↓↓↓

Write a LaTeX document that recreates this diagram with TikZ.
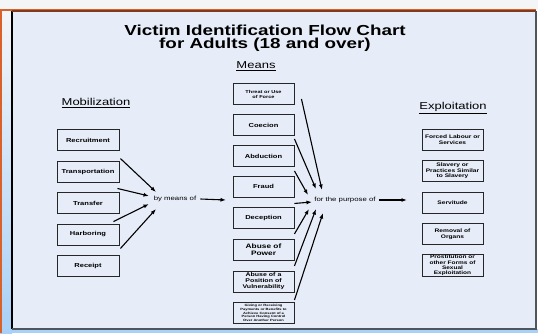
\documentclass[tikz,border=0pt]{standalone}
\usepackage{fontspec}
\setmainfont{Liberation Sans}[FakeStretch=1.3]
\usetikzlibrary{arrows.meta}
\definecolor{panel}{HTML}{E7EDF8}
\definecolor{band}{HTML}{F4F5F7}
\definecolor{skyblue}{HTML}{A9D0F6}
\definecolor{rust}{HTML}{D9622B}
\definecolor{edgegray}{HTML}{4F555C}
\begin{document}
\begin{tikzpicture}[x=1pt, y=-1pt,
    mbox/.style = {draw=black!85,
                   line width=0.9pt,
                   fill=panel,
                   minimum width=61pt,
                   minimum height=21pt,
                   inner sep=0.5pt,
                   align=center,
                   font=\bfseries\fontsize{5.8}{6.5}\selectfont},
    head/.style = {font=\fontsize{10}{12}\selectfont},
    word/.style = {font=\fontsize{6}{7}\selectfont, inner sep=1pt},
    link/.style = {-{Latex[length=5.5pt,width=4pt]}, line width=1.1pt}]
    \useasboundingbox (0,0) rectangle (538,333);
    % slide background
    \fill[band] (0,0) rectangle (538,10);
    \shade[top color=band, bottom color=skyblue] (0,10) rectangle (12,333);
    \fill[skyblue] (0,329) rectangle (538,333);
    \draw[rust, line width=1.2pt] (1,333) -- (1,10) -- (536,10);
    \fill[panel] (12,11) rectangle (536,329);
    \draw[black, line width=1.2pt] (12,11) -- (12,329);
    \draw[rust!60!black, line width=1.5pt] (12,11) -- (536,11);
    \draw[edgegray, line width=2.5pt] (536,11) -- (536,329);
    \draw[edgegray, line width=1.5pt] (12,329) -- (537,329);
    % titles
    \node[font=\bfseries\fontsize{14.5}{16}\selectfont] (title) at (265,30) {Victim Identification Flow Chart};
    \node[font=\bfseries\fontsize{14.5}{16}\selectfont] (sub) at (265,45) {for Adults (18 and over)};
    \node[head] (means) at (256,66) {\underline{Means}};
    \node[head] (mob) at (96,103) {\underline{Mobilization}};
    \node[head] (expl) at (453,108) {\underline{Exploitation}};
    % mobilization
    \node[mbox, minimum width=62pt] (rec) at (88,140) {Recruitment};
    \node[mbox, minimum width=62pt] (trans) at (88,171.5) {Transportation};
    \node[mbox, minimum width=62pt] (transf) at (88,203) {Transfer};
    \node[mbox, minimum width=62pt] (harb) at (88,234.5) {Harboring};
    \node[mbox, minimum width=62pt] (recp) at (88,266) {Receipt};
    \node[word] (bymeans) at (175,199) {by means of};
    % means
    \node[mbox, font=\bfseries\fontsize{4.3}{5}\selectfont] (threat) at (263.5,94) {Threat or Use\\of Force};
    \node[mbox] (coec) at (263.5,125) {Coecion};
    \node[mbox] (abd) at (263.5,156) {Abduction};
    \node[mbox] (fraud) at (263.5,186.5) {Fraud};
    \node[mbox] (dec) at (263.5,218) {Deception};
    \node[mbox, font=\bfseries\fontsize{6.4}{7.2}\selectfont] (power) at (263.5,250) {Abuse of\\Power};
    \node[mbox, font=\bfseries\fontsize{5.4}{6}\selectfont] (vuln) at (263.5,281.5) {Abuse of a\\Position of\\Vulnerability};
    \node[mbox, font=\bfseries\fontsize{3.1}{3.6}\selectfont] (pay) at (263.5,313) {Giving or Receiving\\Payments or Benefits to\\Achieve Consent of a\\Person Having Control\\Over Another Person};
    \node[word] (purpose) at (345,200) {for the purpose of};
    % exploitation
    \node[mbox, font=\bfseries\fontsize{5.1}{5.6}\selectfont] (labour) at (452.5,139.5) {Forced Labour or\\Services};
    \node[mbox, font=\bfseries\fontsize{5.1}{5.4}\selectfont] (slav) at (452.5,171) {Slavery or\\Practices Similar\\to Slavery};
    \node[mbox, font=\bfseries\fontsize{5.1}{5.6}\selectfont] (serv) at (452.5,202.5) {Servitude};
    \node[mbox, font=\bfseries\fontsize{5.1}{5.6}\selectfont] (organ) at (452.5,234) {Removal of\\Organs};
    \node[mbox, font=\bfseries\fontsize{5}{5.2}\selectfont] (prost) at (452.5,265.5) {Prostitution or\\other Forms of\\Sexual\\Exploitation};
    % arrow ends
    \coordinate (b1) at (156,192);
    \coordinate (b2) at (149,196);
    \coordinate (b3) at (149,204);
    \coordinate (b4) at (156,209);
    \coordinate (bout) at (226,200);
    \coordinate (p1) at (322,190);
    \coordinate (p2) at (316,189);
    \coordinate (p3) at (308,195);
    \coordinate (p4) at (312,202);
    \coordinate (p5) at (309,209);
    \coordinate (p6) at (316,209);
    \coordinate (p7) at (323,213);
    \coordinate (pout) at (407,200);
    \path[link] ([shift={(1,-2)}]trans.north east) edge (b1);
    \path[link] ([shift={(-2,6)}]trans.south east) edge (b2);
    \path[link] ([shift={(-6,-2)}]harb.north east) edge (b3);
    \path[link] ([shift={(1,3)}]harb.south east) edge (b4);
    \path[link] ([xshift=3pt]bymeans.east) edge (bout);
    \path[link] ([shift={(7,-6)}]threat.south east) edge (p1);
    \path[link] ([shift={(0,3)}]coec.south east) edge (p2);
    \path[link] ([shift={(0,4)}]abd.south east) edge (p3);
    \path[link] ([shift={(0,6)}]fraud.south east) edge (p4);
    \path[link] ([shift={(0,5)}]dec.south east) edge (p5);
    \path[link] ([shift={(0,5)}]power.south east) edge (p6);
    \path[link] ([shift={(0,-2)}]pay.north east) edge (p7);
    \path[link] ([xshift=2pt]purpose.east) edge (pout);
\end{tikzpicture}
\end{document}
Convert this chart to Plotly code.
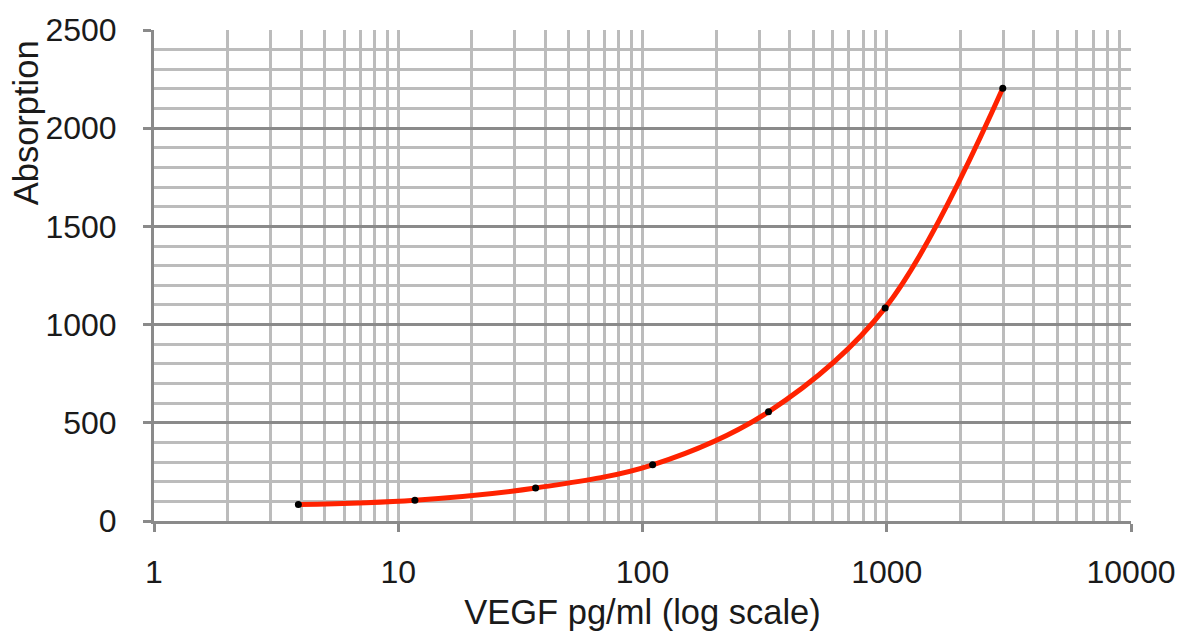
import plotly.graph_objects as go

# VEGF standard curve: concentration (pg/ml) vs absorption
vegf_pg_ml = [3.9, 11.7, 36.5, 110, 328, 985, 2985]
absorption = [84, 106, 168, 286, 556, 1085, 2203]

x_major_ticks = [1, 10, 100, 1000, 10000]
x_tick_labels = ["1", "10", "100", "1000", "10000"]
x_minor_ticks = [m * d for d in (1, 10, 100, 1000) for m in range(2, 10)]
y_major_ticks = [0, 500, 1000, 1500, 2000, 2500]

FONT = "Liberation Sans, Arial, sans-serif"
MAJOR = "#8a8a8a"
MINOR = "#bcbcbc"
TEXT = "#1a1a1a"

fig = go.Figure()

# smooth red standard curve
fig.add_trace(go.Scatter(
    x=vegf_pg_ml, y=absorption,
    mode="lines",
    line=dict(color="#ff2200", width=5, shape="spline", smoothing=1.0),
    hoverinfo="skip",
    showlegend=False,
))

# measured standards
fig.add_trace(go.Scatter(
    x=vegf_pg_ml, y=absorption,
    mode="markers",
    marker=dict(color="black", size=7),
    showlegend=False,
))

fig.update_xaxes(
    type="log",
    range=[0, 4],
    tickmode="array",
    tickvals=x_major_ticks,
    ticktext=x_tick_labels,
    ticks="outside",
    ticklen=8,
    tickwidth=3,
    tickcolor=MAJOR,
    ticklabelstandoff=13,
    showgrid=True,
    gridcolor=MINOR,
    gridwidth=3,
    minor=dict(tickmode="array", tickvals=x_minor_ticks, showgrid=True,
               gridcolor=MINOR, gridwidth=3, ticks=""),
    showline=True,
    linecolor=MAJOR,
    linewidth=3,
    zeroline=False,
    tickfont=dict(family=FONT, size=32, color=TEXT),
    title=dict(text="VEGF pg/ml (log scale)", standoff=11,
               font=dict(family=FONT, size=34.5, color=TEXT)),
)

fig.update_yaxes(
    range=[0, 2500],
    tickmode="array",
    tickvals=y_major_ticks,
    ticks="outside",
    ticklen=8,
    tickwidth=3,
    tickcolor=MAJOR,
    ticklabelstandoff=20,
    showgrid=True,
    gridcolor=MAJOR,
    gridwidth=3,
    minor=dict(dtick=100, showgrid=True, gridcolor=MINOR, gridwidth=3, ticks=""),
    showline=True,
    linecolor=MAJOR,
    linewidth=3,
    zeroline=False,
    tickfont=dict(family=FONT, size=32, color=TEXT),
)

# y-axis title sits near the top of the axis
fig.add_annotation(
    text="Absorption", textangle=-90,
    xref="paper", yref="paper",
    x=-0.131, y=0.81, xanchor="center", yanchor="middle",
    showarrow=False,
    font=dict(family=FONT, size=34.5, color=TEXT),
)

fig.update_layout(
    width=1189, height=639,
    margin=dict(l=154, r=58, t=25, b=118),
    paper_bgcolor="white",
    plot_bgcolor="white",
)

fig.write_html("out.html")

↑↑↑

## What is required
Determine how many lines of the listing above include the word "this", and report that number only.

## Result of the task
2